▶ Given instruction:
Could you give the data below again, exactly and completely?

▶ Data for processing:
--

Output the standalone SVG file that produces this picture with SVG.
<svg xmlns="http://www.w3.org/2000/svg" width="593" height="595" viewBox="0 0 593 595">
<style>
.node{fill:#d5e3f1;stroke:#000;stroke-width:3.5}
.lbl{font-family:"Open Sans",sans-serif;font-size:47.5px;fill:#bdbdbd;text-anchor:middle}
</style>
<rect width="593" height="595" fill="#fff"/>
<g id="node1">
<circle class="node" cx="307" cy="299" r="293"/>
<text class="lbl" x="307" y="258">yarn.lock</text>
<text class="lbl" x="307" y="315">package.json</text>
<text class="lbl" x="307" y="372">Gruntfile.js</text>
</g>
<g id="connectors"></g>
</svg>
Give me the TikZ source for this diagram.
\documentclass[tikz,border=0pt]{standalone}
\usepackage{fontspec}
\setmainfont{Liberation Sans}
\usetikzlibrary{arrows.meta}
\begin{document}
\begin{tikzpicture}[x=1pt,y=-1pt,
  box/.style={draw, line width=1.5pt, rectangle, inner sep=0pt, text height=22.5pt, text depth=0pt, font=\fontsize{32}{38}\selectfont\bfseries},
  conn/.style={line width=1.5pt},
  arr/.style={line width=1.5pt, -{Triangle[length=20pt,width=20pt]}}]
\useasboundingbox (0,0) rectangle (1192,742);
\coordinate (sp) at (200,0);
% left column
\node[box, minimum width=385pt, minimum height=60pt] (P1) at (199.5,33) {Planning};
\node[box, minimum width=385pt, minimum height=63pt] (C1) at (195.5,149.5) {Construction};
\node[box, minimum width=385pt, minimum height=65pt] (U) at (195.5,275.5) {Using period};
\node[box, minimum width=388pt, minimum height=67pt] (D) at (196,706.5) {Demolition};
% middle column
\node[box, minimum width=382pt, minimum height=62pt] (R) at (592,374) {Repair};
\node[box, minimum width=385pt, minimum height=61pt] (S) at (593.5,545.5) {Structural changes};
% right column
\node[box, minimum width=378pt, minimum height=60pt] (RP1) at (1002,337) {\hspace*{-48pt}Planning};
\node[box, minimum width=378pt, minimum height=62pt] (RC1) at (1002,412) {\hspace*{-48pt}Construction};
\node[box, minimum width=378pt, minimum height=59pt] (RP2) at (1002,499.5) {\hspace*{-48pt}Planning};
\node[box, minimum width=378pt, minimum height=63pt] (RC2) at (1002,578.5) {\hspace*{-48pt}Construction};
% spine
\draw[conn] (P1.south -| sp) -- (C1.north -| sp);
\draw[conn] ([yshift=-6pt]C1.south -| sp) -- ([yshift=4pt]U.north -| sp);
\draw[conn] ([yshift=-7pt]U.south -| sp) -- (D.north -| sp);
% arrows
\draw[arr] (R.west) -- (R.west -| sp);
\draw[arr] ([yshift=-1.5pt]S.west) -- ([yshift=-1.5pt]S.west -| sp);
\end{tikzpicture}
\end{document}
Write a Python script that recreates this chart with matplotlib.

--

▶ Reply to the task:
Output the standalone SVG file that produces this picture with SVG.
<svg xmlns="http://www.w3.org/2000/svg" width="593" height="595" viewBox="0 0 593 595">
<style>
.node{fill:#d5e3f1;stroke:#000;stroke-width:3.5}
.lbl{font-family:"Open Sans",sans-serif;font-size:47.5px;fill:#bdbdbd;text-anchor:middle}
</style>
<rect width="593" height="595" fill="#fff"/>
<g id="node1">
<circle class="node" cx="307" cy="299" r="293"/>
<text class="lbl" x="307" y="258">yarn.lock</text>
<text class="lbl" x="307" y="315">package.json</text>
<text class="lbl" x="307" y="372">Gruntfile.js</text>
</g>
<g id="connectors"></g>
</svg>
Give me the TikZ source for this diagram.
\documentclass[tikz,border=0pt]{standalone}
\usepackage{fontspec}
\setmainfont{Liberation Sans}
\usetikzlibrary{arrows.meta}
\begin{document}
\begin{tikzpicture}[x=1pt,y=-1pt,
  box/.style={draw, line width=1.5pt, rectangle, inner sep=0pt, text height=22.5pt, text depth=0pt, font=\fontsize{32}{38}\selectfont\bfseries},
  conn/.style={line width=1.5pt},
  arr/.style={line width=1.5pt, -{Triangle[length=20pt,width=20pt]}}]
\useasboundingbox (0,0) rectangle (1192,742);
\coordinate (sp) at (200,0);
% left column
\node[box, minimum width=385pt, minimum height=60pt] (P1) at (199.5,33) {Planning};
\node[box, minimum width=385pt, minimum height=63pt] (C1) at (195.5,149.5) {Construction};
\node[box, minimum width=385pt, minimum height=65pt] (U) at (195.5,275.5) {Using period};
\node[box, minimum width=388pt, minimum height=67pt] (D) at (196,706.5) {Demolition};
% middle column
\node[box, minimum width=382pt, minimum height=62pt] (R) at (592,374) {Repair};
\node[box, minimum width=385pt, minimum height=61pt] (S) at (593.5,545.5) {Structural changes};
% right column
\node[box, minimum width=378pt, minimum height=60pt] (RP1) at (1002,337) {\hspace*{-48pt}Planning};
\node[box, minimum width=378pt, minimum height=62pt] (RC1) at (1002,412) {\hspace*{-48pt}Construction};
\node[box, minimum width=378pt, minimum height=59pt] (RP2) at (1002,499.5) {\hspace*{-48pt}Planning};
\node[box, minimum width=378pt, minimum height=63pt] (RC2) at (1002,578.5) {\hspace*{-48pt}Construction};
% spine
\draw[conn] (P1.south -| sp) -- (C1.north -| sp);
\draw[conn] ([yshift=-6pt]C1.south -| sp) -- ([yshift=4pt]U.north -| sp);
\draw[conn] ([yshift=-7pt]U.south -| sp) -- (D.north -| sp);
% arrows
\draw[arr] (R.west) -- (R.west -| sp);
\draw[arr] ([yshift=-1.5pt]S.west) -- ([yshift=-1.5pt]S.west -| sp);
\end{tikzpicture}
\end{document}
Write a Python script that recreates this chart with matplotlib.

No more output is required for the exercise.